▶ **Prompt**: Every line from the start of the entries up to and including the one bearing "const points = posX.map((x, i)" must be printed verbatim, without the pictures.
--- Start ---
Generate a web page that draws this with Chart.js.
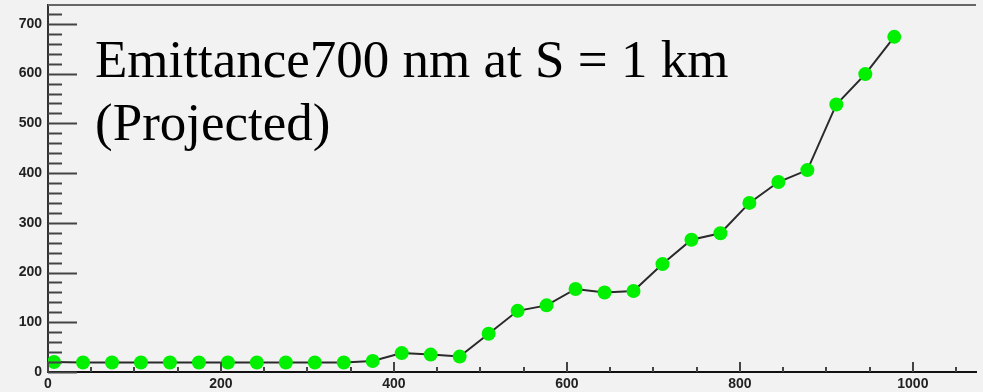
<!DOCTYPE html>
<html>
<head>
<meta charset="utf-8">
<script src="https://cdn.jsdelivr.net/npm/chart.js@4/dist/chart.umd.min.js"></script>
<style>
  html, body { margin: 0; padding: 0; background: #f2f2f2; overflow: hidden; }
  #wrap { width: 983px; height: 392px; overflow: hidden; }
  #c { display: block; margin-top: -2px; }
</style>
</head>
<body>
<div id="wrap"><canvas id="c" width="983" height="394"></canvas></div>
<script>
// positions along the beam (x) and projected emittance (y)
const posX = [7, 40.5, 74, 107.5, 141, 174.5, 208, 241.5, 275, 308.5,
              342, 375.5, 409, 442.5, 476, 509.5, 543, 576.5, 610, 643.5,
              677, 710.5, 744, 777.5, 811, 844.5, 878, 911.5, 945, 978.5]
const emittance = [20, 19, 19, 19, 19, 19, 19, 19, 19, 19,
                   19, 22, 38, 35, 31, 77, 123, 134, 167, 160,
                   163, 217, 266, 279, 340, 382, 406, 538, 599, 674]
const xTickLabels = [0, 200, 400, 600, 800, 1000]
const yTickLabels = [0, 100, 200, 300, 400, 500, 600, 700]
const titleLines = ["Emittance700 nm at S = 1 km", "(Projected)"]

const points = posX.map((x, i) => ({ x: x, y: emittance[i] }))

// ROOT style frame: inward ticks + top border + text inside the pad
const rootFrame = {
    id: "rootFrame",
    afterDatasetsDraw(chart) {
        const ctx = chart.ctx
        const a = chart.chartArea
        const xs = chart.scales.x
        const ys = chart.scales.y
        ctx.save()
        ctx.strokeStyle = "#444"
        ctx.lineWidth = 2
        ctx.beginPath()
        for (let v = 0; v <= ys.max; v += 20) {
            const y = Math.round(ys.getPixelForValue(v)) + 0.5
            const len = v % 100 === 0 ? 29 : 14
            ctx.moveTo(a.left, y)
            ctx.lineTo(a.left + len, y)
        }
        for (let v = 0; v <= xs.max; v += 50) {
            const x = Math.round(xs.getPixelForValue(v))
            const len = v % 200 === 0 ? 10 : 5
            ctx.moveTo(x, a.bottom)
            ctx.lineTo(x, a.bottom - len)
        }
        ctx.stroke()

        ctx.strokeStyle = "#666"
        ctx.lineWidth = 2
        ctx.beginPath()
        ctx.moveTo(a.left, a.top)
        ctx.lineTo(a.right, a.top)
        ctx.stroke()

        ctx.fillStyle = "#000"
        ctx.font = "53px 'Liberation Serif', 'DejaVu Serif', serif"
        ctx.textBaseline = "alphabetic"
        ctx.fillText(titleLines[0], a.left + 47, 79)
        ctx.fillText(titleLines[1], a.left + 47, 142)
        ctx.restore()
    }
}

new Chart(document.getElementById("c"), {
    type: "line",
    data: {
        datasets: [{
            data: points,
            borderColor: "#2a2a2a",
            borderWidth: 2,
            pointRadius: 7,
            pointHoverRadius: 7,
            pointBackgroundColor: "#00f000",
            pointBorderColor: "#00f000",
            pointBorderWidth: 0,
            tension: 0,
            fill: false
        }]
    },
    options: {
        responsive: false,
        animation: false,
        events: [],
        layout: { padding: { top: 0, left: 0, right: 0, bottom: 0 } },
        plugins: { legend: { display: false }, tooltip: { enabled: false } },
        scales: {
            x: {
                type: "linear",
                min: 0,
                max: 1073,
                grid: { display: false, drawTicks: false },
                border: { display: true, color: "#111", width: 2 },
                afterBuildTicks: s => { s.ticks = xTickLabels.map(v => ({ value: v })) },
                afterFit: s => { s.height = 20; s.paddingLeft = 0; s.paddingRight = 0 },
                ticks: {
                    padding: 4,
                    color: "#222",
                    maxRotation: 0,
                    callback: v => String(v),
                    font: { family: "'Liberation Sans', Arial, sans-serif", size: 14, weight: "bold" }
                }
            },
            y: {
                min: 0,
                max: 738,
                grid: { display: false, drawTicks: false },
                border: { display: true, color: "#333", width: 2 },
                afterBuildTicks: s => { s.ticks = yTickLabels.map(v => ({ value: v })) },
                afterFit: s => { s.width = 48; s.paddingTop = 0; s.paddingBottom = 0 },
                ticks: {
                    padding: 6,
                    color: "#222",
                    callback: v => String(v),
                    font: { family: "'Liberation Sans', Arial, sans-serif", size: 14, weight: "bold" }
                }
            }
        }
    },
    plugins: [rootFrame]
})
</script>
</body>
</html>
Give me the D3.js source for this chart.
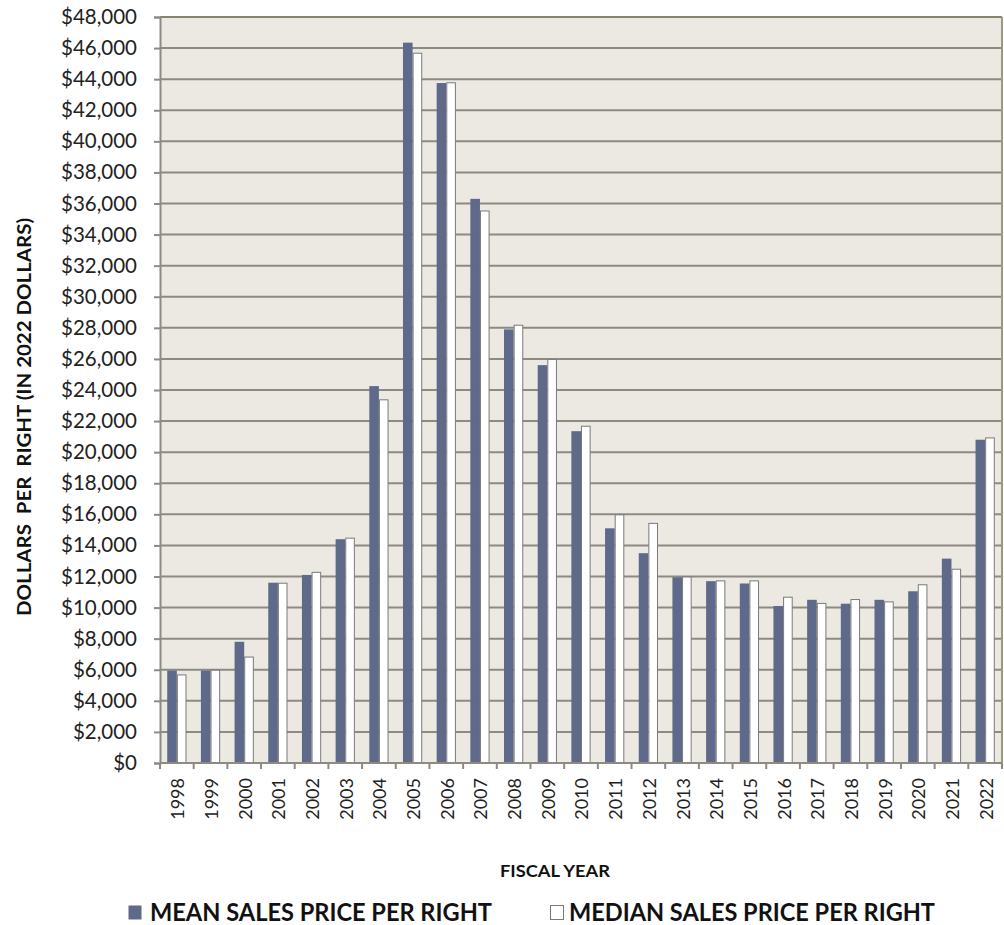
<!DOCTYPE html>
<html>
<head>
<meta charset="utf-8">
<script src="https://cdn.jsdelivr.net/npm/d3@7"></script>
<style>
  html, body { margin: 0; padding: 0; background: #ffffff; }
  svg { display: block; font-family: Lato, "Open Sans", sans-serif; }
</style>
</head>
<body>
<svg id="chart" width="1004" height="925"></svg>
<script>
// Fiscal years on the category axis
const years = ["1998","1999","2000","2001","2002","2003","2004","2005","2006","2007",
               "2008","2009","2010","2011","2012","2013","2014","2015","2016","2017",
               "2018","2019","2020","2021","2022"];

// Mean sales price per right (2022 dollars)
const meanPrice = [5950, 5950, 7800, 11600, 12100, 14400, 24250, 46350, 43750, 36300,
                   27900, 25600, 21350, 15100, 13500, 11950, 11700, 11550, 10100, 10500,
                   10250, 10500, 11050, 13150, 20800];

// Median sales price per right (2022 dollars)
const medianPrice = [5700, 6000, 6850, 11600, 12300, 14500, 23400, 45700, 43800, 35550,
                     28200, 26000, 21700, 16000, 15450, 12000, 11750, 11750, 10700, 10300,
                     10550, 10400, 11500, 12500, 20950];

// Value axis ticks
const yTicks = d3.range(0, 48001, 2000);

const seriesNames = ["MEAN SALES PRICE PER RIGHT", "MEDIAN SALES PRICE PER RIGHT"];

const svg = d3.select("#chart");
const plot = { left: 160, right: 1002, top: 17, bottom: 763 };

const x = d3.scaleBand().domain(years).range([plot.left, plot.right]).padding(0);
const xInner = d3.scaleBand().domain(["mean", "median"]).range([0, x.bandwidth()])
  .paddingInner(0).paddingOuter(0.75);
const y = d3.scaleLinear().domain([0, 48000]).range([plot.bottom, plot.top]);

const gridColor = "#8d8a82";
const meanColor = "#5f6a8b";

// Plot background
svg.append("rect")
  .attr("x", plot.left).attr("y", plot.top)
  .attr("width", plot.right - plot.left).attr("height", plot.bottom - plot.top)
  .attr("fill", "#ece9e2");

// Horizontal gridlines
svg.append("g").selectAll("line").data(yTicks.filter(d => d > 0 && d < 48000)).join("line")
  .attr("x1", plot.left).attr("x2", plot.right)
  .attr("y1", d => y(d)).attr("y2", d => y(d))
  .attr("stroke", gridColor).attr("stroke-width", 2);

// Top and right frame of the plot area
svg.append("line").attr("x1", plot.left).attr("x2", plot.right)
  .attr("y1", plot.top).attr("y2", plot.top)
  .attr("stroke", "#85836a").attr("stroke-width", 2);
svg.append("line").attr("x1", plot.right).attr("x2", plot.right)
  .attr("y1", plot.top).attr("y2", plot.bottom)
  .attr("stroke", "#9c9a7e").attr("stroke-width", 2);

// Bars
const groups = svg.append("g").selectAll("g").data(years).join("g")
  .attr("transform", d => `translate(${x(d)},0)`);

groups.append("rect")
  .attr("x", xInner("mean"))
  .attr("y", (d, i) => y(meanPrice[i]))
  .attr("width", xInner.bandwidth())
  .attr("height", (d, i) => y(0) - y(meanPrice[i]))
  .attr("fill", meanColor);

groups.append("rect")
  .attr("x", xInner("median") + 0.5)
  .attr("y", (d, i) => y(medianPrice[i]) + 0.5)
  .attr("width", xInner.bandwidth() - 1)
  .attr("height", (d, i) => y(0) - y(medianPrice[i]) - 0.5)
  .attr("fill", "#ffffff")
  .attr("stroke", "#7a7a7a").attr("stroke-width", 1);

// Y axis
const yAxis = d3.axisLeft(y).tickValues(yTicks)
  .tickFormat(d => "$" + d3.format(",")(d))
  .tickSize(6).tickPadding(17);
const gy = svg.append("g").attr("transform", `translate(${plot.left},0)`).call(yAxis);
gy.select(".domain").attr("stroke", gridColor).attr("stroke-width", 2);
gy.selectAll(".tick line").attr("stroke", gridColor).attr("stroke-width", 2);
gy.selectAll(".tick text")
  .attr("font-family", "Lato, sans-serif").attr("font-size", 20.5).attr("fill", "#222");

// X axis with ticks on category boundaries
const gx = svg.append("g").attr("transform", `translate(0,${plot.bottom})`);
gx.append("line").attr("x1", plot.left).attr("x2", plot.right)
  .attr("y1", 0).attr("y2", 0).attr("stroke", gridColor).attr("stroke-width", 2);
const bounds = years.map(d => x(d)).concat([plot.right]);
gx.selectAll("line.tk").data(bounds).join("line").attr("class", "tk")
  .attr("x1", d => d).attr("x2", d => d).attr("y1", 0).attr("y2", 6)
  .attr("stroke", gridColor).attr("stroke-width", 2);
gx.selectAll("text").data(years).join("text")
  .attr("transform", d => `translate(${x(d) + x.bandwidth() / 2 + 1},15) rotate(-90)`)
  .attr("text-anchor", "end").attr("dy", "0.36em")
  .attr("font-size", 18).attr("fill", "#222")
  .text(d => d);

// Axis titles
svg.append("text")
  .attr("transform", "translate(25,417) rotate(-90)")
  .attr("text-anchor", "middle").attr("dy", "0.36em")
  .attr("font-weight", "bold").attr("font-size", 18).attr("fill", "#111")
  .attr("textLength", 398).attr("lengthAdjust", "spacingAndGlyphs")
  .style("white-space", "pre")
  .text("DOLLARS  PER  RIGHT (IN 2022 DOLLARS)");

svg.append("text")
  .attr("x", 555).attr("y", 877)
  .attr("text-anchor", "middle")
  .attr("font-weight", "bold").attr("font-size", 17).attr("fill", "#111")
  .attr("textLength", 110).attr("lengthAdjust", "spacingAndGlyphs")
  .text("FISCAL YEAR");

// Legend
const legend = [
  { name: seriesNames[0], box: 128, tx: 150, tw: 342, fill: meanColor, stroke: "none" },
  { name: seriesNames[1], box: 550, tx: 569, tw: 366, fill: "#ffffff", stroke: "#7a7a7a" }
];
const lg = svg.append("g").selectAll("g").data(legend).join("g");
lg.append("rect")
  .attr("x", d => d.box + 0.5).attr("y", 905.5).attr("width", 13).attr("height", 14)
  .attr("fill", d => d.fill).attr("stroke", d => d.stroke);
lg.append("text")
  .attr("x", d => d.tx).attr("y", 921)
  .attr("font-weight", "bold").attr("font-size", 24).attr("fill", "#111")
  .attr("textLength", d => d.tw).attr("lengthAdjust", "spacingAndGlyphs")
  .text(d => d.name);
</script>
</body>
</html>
--- End ---
▶ **Solved problem**:
Generate a web page that draws this with Chart.js.
<!DOCTYPE html>
<html>
<head>
<meta charset="utf-8">
<script src="https://cdn.jsdelivr.net/npm/chart.js@4/dist/chart.umd.min.js"></script>
<style>
  html, body { margin: 0; padding: 0; background: #f2f2f2; overflow: hidden; }
  #wrap { width: 983px; height: 392px; overflow: hidden; }
  #c { display: block; margin-top: -2px; }
</style>
</head>
<body>
<div id="wrap"><canvas id="c" width="983" height="394"></canvas></div>
<script>
// positions along the beam (x) and projected emittance (y)
const posX = [7, 40.5, 74, 107.5, 141, 174.5, 208, 241.5, 275, 308.5,
              342, 375.5, 409, 442.5, 476, 509.5, 543, 576.5, 610, 643.5,
              677, 710.5, 744, 777.5, 811, 844.5, 878, 911.5, 945, 978.5]
const emittance = [20, 19, 19, 19, 19, 19, 19, 19, 19, 19,
                   19, 22, 38, 35, 31, 77, 123, 134, 167, 160,
                   163, 217, 266, 279, 340, 382, 406, 538, 599, 674]
const xTickLabels = [0, 200, 400, 600, 800, 1000]
const yTickLabels = [0, 100, 200, 300, 400, 500, 600, 700]
const titleLines = ["Emittance700 nm at S = 1 km", "(Projected)"]

const points = posX.map((x, i) => ({ x: x, y: emittance[i] }))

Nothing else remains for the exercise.